Tim Price, Rural Affairs Specialist at NFU Mutual, said: “At first glance, there was not a lot for farmers to get excited about – but a few measures which will ease tax bills – and a huge relief that the Chancellor avoided increases in duty on petrol and diesel which would have hit country people very hard.
“Those running small farms and rural businesses will heave a sigh of relief that they won‘t be faced with expensive accounting admin as the Chancellor has decided to keep the threshold for VAT registration at the current £85,000.”
“There was good news for self-employed farmers and all those working as employees that the Chancellor has stuck to the Tory’s promise to keep increasing personal tax allowances. They will be going up to £11,850 for basic rate taxpayers and £46,350 – which means a few hundred pounds more out of the taxman’s grasp.
“No increase in fuel duty rates for petrol or diesel is a huge relief for farmer and their families who currently have no alternative to using these fuels to work the land and get about in the countryside.
“The Chancellor’s extension of Business Rate relief for small pubs will be a help to pubs serving remote rural communities and provide a watering hole for farmers and other locals while no increase in duty on most cider, wines and spirits is a bit of Christmas cheer.
“Confirmation of the Government’s plans to facilitate building of 300,000 new homes by the mid-2020s by the Chancellor could mean great opportunities for farmers in some locations to sell land for building to raise funds for investment elsewhere on their farms – or to diversify and provide a sustainable future for their farms and also local jobs.”
The Food & Drink Federation sounded a cautiously optimistic tone. FDF Director General Ian Wright said: “We welcome the focus on investment in skills, infrastructure and R&D in the Chancellor’s Budget statement today.
“If we are to unlock the productivity potential within UK food and drink manufacturing then boosting skills, innovation and exports will be critical. We hope to see an acknowledgement of the progress of our work to support these priorities in next week’s Industrial Strategy White Paper.”
The NFU’s president responded by calling on departments across Government to prioritise the need for the nation’s ability to produce food and care for the countryside.
“We are disappointed to see no meaningful measures to help prepare farming businesses for life outside the EU in today’s Budget statement,” said NFU President Meurig Raymond. “With most of the emphasis on urban growth, there is little in the way of measures to benefit rural communities.
“We do, however, appreciate that this is a fairly stable Budget that does not appear to have any adverse impact on our industry.
“In these times of uncertainty, and ahead of significant upheaval, we need to have sustainable and viable businesses producing the nation’s food.

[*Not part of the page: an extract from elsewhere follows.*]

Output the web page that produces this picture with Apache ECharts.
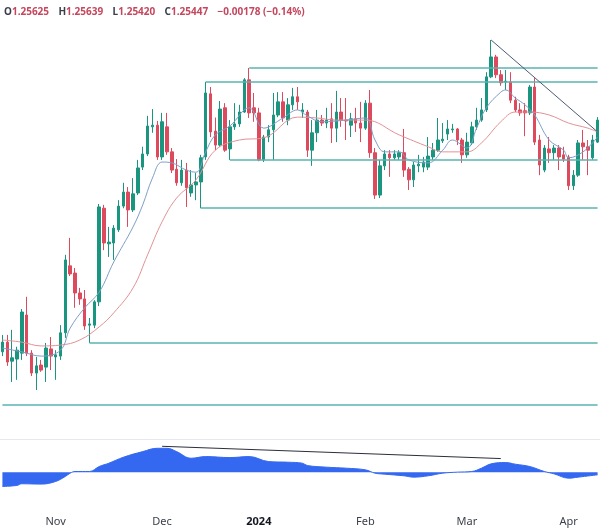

Our calls to create the right environment for investing in farming, to mitigate risks, are yet to be answered.
“We will look with interest to next week’s Industrial Strategy launch and hope it will include specific measures to support the agri-food sector.
The CLA which represents landowners, farmers and rural business across England and Wales who together manage more than 10 million acres of rural land, criticised the urban focus of Hammond’s budget, especially in relation to housing policy.
CLA President Tim Breitmeyer said: “We need more homes of all types across the whole country. It is worrying for a Chancellor to be so explicit in describing a policy so completely focused on urban areas. The shortage of homes in rural communities is no less acute than in our towns and cities. Rural landowners stand ready and able to play their part in delivering the homes people need. Another budget has gone by without making simple changes to tax and planning policy that could make a big difference.”
On business rates, Breitmeyer was also critical. “Another year sees yet another inadequate partial intervention on business rates. Businesses struggling to absorb dramatic rates bill increases imposed this April, hoped for a complete freeze in rates increases planned for next year. Instead, the shift from an increase linked to the retail price index (4%) to the consumer price index (2.8%) is merely doing the right thing, but almost a decade too late.”
And on connectivity, he was scathing. “Rural people will raise a wry smile at the promise of next generation 5G mobile coverage as the much of countryside struggles to get even basic coverage. 5G investment must not come at the cost of delivering the well overdue connections that rural areas need.”